Ukrainian politician (born 1983)

Liudmyla Ivanivna Marchenko (Людмила Іванівна Марченко) (born March 28, 1983) is a Ukrainian politician. She is a People's Deputy of Ukraine of the 9th convocation. On July 12, 2023, she was expelled from the "Servant of the People" party.

== Early life and education ==
Liudmyla Marchenko graduated from the West Ukrainian National University with degrees in entrepreneurship, Finance and Taxation, and Economic Cybernetics.

She worked in the training and personnel development departments of hypermarket chains Epicenter K and Nova Linia.

== Political activity ==
In 2019, Marchenko was elected as a People's Deputy from the "Servant of the People" party, No. 63 on the list.

She was a member of the Verkhovna Rada Committee on Rules of Procedure, Deputy Ethics, and Organization of Work, and the head of the subcommittee on legislation concerning the status of the People's Deputy of Ukraine.

She is the co-chair of the inter-parliamentary relations group with Georgia and a member of the relations group with Azerbaijan.

== Controversies ==
On July 5, 2023, NABU reported that Marchenko's assistant received a bribe for facilitating inclusion through regional military administrations in the "Shliakh" system, which allows for permission to leave the country. Detectives conducted a search of Marchenko.

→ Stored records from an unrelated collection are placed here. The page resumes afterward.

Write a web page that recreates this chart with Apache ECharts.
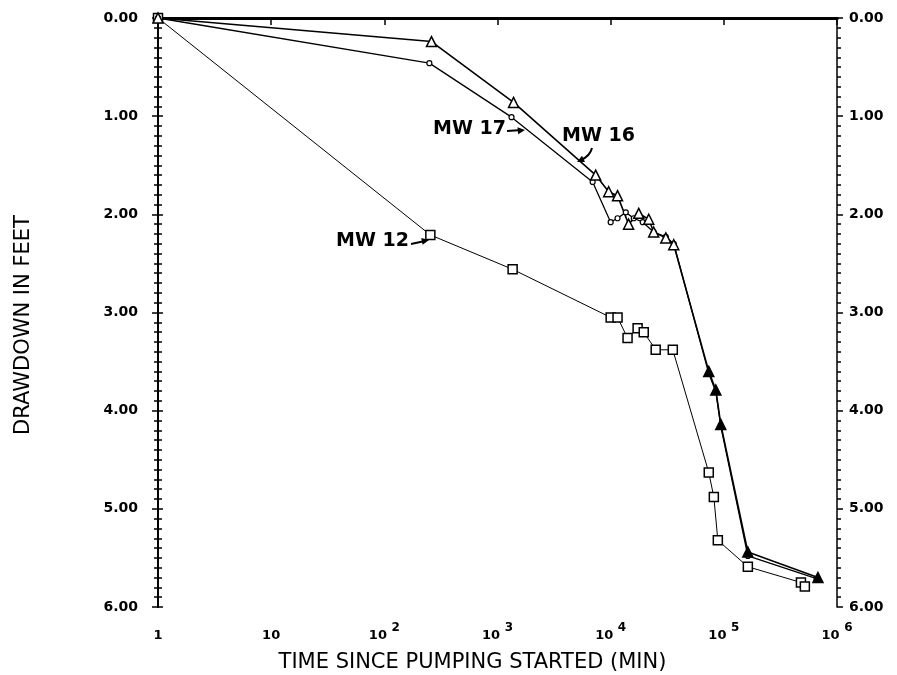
<!DOCTYPE html>
<html>
<head>
<meta charset="utf-8">
<title>Drawdown vs time</title>
<script src="https://cdn.jsdelivr.net/npm/echarts@6/dist/echarts.min.js"></script>
<style>
  html, body { margin: 0; padding: 0; background: #fff; }
  #chart { width: 897px; height: 675px; }
</style>
</head>
<body>
<div id="chart"></div>
<script>
// values (time in minutes, drawdown in feet)
const mw16Time = [1, 261, 1386, 7370, 9600, 11500, 14400, 17700, 21700, 24000, 30700, 36100, 73600, 85000, 94000, 163000, 679000]
const mw16Draw = [0, 0.24, 0.86, 1.60, 1.77, 1.81, 2.10, 1.99, 2.05, 2.18, 2.24, 2.31, 3.60, 3.79, 4.14, 5.44, 5.70]

const mw17Time = [1, 250, 1330, 6930, 10000, 11500, 13600, 16000, 19200, 24000, 30700, 36100, 73600, 85000, 94000, 163000, 660000]
const mw17Draw = [0, 0.46, 1.01, 1.67, 2.08, 2.04, 1.98, 2.04, 2.08, 2.18, 2.23, 2.30, 3.62, 3.81, 4.16, 5.48, 5.71]

const mw12Time = [1, 255, 1360, 10000, 11500, 14100, 17300, 19600, 25000, 35400, 73600, 81600, 88500, 163000, 480000, 520000]
const mw12Draw = [0, 2.21, 2.56, 3.05, 3.05, 3.26, 3.16, 3.20, 3.38, 3.38, 4.63, 4.88, 5.32, 5.59, 5.75, 5.79]

const yTicks = [0, 1, 2, 3, 4, 5, 6]

const FONT = 'DejaVu Sans'

function pairs(xs, ys) {
  return xs.map((x, i) => [x, ys[i]])
}

function arrowHead(x, y, angle, size) {
  // small filled triangle pointing along angle (radians)
  const s = size || 7
  const a1 = angle + Math.PI - 0.45
  const a2 = angle + Math.PI + 0.45
  return {
    type: 'polygon',
    shape: { points: [[x, y], [x + s * Math.cos(a1), y + s * Math.sin(a1)], [x + s * Math.cos(a2), y + s * Math.sin(a2)]] },
    style: { fill: '#000' }
  }
}

const chart = echarts.init(document.getElementById('chart'))

const yLabel = {
  color: '#000',
  fontFamily: FONT,
  fontWeight: 'bold',
  fontSize: 14,
  formatter: v => (yTicks.indexOf(v) >= 0 ? v.toFixed(2) : '')
}

const yBase = {
  type: 'value',
  inverse: true,
  min: 0,
  max: 6,
  interval: 1,
  splitLine: { show: false },
  minorTick: { show: true, splitNumber: 10, length: 4, lineStyle: { color: '#000', width: 1.5 } },
  minorSplitLine: { show: false }
}

chart.setOption({
  animation: false,
  grid: { left: 158, right: 60, top: 18, bottom: 68, containLabel: false, outerBoundsMode: 'none' },
  xAxis: [{
    type: 'log',
    logBase: 10,
    min: 1,
    max: 1000000,
    position: 'bottom',
    name: 'TIME SINCE PUMPING STARTED (MIN)',
    nameLocation: 'middle',
    nameGap: 45,
    nameTextStyle: { color: '#000', fontFamily: FONT, fontSize: 21, padding: [0, 50, 0, 0] },
    axisLine: { lineStyle: { color: '#000', width: 3 } },
    axisTick: { length: 7, lineStyle: { color: '#000', width: 1.5 } },
    splitLine: { show: false },
    axisLabel: {
      margin: 15,
      color: '#000',
      fontFamily: FONT,
      fontWeight: 'bold',
      fontSize: 13,
      formatter: v => {
        const e = Math.round(Math.log10(v))
        if (e === 0) return '{sup| }{b|1}{sup| }'
        if (e === 1) return '{sup| }{b|10}{sup| }'
        return '{b|10 }{sup|' + e + '}'
      },
      rich: {
        b: { fontFamily: FONT, fontWeight: 'bold', fontSize: 13, color: '#000', verticalAlign: 'bottom' },
        sup: { fontFamily: FONT, fontWeight: 'bold', fontSize: 12, color: '#000', verticalAlign: 'bottom', padding: [0, 0, 8, 0] }
      }
    }
  }, {
    type: 'log',
    logBase: 10,
    min: 1,
    max: 1000000,
    position: 'top',
    axisLine: { lineStyle: { color: '#000', width: 3 } },
    axisTick: { show: false },
    axisLabel: { show: false },
    splitLine: { show: false }
  }],
  yAxis: [Object.assign({}, yBase, {
    position: 'left',
    name: 'DRAWDOWN IN FEET',
    nameLocation: 'middle',
    nameGap: 124,
    nameRotate: 90,
    nameTextStyle: { color: '#000', fontFamily: FONT, fontSize: 21, padding: [0, 25, 0, 0] },
    axisLine: { lineStyle: { color: '#000', width: 2 } },
    axisTick: { length: 6, lineStyle: { color: '#000', width: 1.5 } },
    axisLabel: Object.assign({ margin: 20 }, yLabel)
  }), Object.assign({}, yBase, {
    position: 'left',
    axisLine: { lineStyle: { color: '#000', width: 2 } },
    axisTick: { inside: true, length: 5, lineStyle: { color: '#000', width: 1.5 } },
    axisLabel: { show: false }
  }), Object.assign({}, yBase, {
    position: 'right',
    axisLine: { lineStyle: { color: '#000', width: 1.5 } },
    axisTick: { length: 6, lineStyle: { color: '#000', width: 1.5 } },
    axisLabel: Object.assign({ margin: 12 }, yLabel)
  })],
  series: [{
    name: 'MW 12',
    type: 'line',
    data: pairs(mw12Time, mw12Draw),
    symbol: 'rect',
    symbolSize: 9,
    lineStyle: { color: '#000', width: 1 },
    itemStyle: { color: '#fff', borderColor: '#000', borderWidth: 1.5 }
  }, {
    name: 'MW 17',
    type: 'line',
    data: pairs(mw17Time, mw17Draw),
    symbol: 'circle',
    symbolSize: 5,
    lineStyle: { color: '#000', width: 1.3 },
    itemStyle: { color: '#fff', borderColor: '#000', borderWidth: 1.2 }
  }, {
    name: 'MW 16',
    type: 'line',
    data: pairs(mw16Time, mw16Draw).map(p => p[0] >= 70000
      ? { value: p, itemStyle: { color: '#000' } }
      : { value: p }),
    symbol: 'triangle',
    symbolSize: 10,
    lineStyle: { color: '#000', width: 1.6 },
    itemStyle: { color: '#fff', borderColor: '#000', borderWidth: 1.5 }
  }],
  graphic: [
    { type: 'text', left: 433, top: 120, style: { text: 'MW 17', fill: '#000', font: 'bold 19px "DejaVu Sans"' } },
    { type: 'line', shape: { x1: 507, y1: 131, x2: 522, y2: 130 }, style: { stroke: '#000', lineWidth: 2 } },
    arrowHead(525, 130, -0.1, 8),
    { type: 'text', left: 562, top: 127, style: { text: 'MW 16', fill: '#000', font: 'bold 19px "DejaVu Sans"' } },
    { type: 'bezierCurve', shape: { x1: 592, y1: 148, cpx1: 590, cpy1: 156, x2: 581, y2: 160 }, style: { stroke: '#000', lineWidth: 2, fill: null } },
    arrowHead(577, 162, 2.7, 8),
    { type: 'text', left: 336, top: 232, style: { text: 'MW 12', fill: '#000', font: 'bold 19px "DejaVu Sans"' } },
    { type: 'line', shape: { x1: 411, y1: 244, x2: 425, y2: 241 }, style: { stroke: '#000', lineWidth: 2 } },
    arrowHead(429, 240, -0.2, 8)
  ]
})
</script>
</body>
</html>
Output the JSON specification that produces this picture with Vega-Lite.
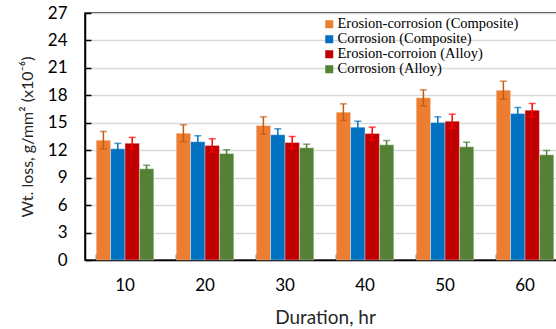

On the same day, former Deputy Minister of Internal Affairs Anton Gerashchenko announced Marchenko's detention in Ternopil while receiving a $3,000 bribe. Later, a video was added showing Marchenko attempting to dispose of the bribe.

On July 12, 2023, according to the assistant to the head of the party Olena Shuliak, Anastasiia Klimchuk, People's Deputy Liudmyla Marchenko was expelled from the "Servant of the People" party. Additionally, the Ternopil regional organization of the "Servant of the People" party prematurely terminated Marchenko's powers.